Food banks provide food to those who may otherwise go hungry - and the number of parcels handed out has climbed in recent years.

Labour wants to make sure people don't need them any more. Mr Scully said the Conservatives also "want to make sure that people have less need for them, certainly, but you can't just ban them".

There are 2,000 food-bank locations in the United Kingdom, according to a House of Commons briefing paper published in October.

The Trussel Trust charity runs 1,200 of these and handed out 1,583,668 three-day emergency food parcels in 2019-19, up 18.8% from the previous year.

Unlike the UK, there is a national food-bank organisation in Germany, known as the Tafel - the German word for table.

It runs more than 940 individual "food banks" in the network - but many operate more than one distribution centre, as do some of those in the UK.

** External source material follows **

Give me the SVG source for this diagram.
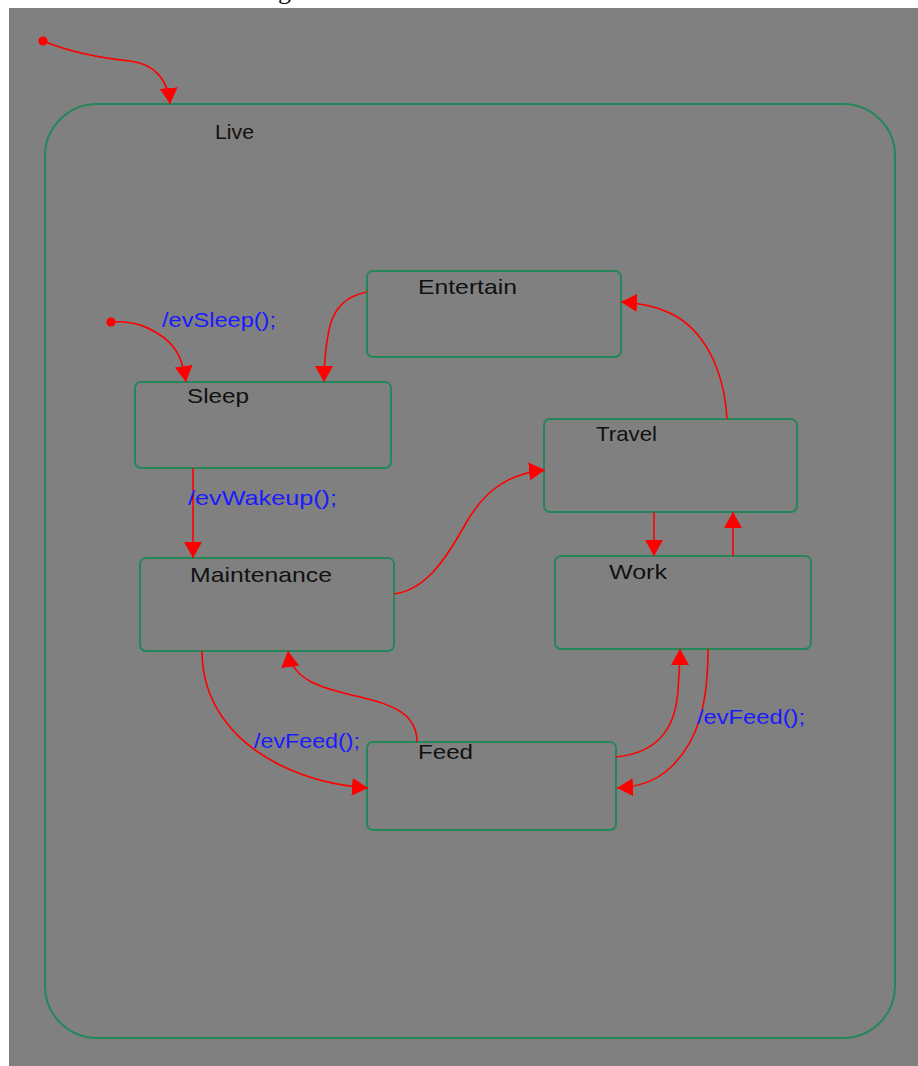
<svg xmlns="http://www.w3.org/2000/svg" width="918" height="1066" viewBox="0 0 918 1066">
  <style>
    .state { fill: none; stroke: #23875a; stroke-width: 2; }
    .name { font-family: "Liberation Sans", Arial, sans-serif; font-size: 21px; fill: #111111; }
    .event { font-family: "Liberation Sans", Arial, sans-serif; font-size: 21px; fill: #1a1aff; }
    .edge { fill: none; stroke: #ff0000; stroke-width: 1.6; }
  </style>
  <defs>
    <marker id="arrow" viewBox="0 0 16 18" refX="16" refY="9" markerWidth="16" markerHeight="18" markerUnits="userSpaceOnUse" orient="auto">
      <path d="M0,0 L16,9 L0,18 z" fill="#ff0000"/>
    </marker>
    <marker id="dot" viewBox="0 0 10 10" refX="5" refY="5" markerWidth="10" markerHeight="10" markerUnits="userSpaceOnUse">
      <circle cx="5" cy="5" r="4.6" fill="#ff0000"/>
    </marker>
  </defs>

  <!-- page -->
  <rect x="0" y="0" width="918" height="1066" fill="#ffffff"/>
  <text x="278" y="-1" font-family="Liberation Serif, serif" font-size="26" fill="#111111">g</text>
  <rect x="9" y="8" width="909" height="1058" fill="#808080"/>

  <!-- composite state -->
  <g id="live">
    <rect class="state" x="45" y="104" width="850" height="934" rx="52" ry="52"/>
    <text class="name" x="215" y="139" textLength="39" lengthAdjust="spacingAndGlyphs">Live</text>
  </g>

  <g id="entertain">
    <rect class="state" x="367" y="271" width="254" height="86" rx="6" ry="6"/>
    <text class="name" x="418" y="294" textLength="99" lengthAdjust="spacingAndGlyphs">Entertain</text>
  </g>

  <g id="sleep">
    <rect class="state" x="135" y="382" width="256" height="86" rx="6" ry="6"/>
    <text class="name" x="187" y="403" textLength="62" lengthAdjust="spacingAndGlyphs">Sleep</text>
  </g>

  <g id="travel">
    <rect class="state" x="544" y="419" width="253" height="93" rx="6" ry="6"/>
    <text class="name" x="596" y="441" textLength="61" lengthAdjust="spacingAndGlyphs">Travel</text>
  </g>

  <g id="maintenance">
    <rect class="state" x="140" y="558" width="254" height="93" rx="6" ry="6"/>
    <text class="name" x="190" y="582" textLength="142" lengthAdjust="spacingAndGlyphs">Maintenance</text>
  </g>

  <g id="work">
    <rect class="state" x="555" y="556" width="256" height="93" rx="6" ry="6"/>
    <text class="name" x="609" y="579" textLength="58" lengthAdjust="spacingAndGlyphs">Work</text>
  </g>

  <g id="feed">
    <rect class="state" x="367" y="742" width="249" height="88" rx="6" ry="6"/>
    <text class="name" x="418" y="759" textLength="55" lengthAdjust="spacingAndGlyphs">Feed</text>
  </g>

  <!-- transitions -->
  <g id="connectors">
    <!-- top-level initial -> Live -->
    <path class="edge" marker-start="url(#dot)" marker-end="url(#arrow)" d="M43,41 C70,52 100,58 130,61 C155,64 168,80 170,104"/>
    <!-- inner initial -> Sleep -->
    <path class="edge" marker-start="url(#dot)" marker-end="url(#arrow)" d="M111,322 C135,320 150,328 163,337 C178,348 183,362 186,382"/>
    <text class="event" x="162" y="327" textLength="114" lengthAdjust="spacingAndGlyphs">/evSleep();</text>
    <!-- Entertain -> Sleep -->
    <path class="edge" marker-end="url(#arrow)" d="M367,292 C345,296 333,310 329,330 C326,345 324,360 324,382"/>
    <!-- Sleep -> Maintenance -->
    <path class="edge" marker-end="url(#arrow)" d="M193,468 L193,558"/>
    <text class="event" x="188" y="505" textLength="149" lengthAdjust="spacingAndGlyphs">/evWakeup();</text>
    <!-- Maintenance -> Travel -->
    <path class="edge" marker-end="url(#arrow)" d="M394,594 C425,590 445,560 462,530 C478,500 500,474 545,470"/>
    <!-- Travel -> Entertain -->
    <path class="edge" marker-end="url(#arrow)" d="M727,419 C724,370 705,330 670,313 C655,306 640,303 621,302"/>
    <!-- Travel -> Work -->
    <path class="edge" marker-end="url(#arrow)" d="M654,512 L654,556"/>
    <!-- Work -> Travel -->
    <path class="edge" marker-end="url(#arrow)" d="M733,556 L733,512"/>
    <!-- Maintenance -> Feed -->
    <path class="edge" marker-end="url(#arrow)" d="M202,651 C202,700 230,740 280,765 C310,780 340,786 368,788"/>
    <text class="event" x="254" y="748" textLength="106" lengthAdjust="spacingAndGlyphs">/evFeed();</text>
    <!-- Feed -> Maintenance -->
    <path class="edge" marker-end="url(#arrow)" d="M417,742 C417,715 395,705 360,697 C320,688 292,680 288,651"/>
    <!-- Feed -> Work -->
    <path class="edge" marker-end="url(#arrow)" d="M616,757 C665,752 676,720 678,690 C679,675 680,662 680,649"/>
    <!-- Work -> Feed -->
    <path class="edge" marker-end="url(#arrow)" d="M708,649 C708,700 700,740 670,768 C655,782 638,787 617,788"/>
    <text class="event" x="697" y="724" textLength="108" lengthAdjust="spacingAndGlyphs">/evFeed();</text>
  </g>
</svg>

In terms of actual distribution centres, Germany has about 2,000 - the same as the UK.

But Germany's population is significantly larger - with 82 million people compared with the UK's 62.8 million (about 30% more).

Mr Scully said: "I suspect I was using out-of-date figures because Germany has a longer established usage of food banks, as far as I understand.

"So although the number of food banks in the UK has caught up with the number of locations in Germany, more people have been using them over the last few years."

Germany's Tafel organisation estimates it feeds some 1.6 million people regularly.

But that cannot be directly compared with the 1.6 million food parcels handed out by the Trussel Trust. Parcels do not necessarily equal people and some people will use a food bank more than once.

And neither country's statistics can fully account for other food aid: those smaller charitable ventures such as spontaneously organised food runs or those set up by local communities or churches.